Andrew Karolyi: We are very much thinking about it. We’ve got an incredible treasure trove of these asynchronous assets through eCornell. I’m going guess that 40% of the assets at eCornell at the university level are affiliated with one of our three schools at the College of Business – the Johnson School and the Nolan School of Hotel Administration in particular are very strong players.They are very much thinking about how certificates can lead and dovetail into degree programs, particularly these hybrid degree programs.
Vishal Gaur: I think the need for an MBA education or business education in general is only growing. But what has also happened is that it is becoming harder for students to take two years off their work life. That is something that we all need to think about: How do we make it easier for them to extract the value that they need within the commitment they’re able to make.
What are some other trends in the MBA or other business education programs that you are watching and excited about? What are the opportunities?

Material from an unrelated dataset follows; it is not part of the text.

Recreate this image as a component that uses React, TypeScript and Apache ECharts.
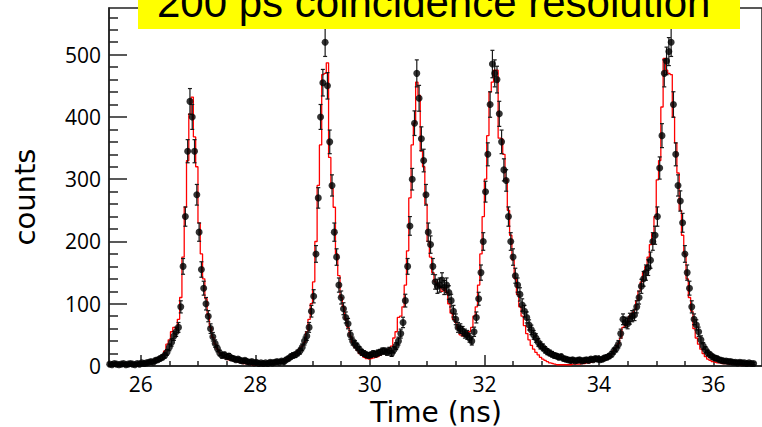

Vishal Gaur: I think the main ones are about sustainability, and about the increasing use of AI and machine learning, etc. Even the industry mix in which our students go into is evolving. So for us, investment banking, consulting, and tech are the strongest industries. Tech is facing some short term pressures, but I feel that they are short term and they will go back to where they were.
We are in a good position to be able to capitalize on these trends because of what we have been doing. For example, our partnership with Cornell Tech delivers a 1+1 MBA program where a student spends the first year in Ithaca, they do their summer internship, and they spend the second year at Cornell Tech. It is just an amazing way of providing value to students in a very innovative fashion.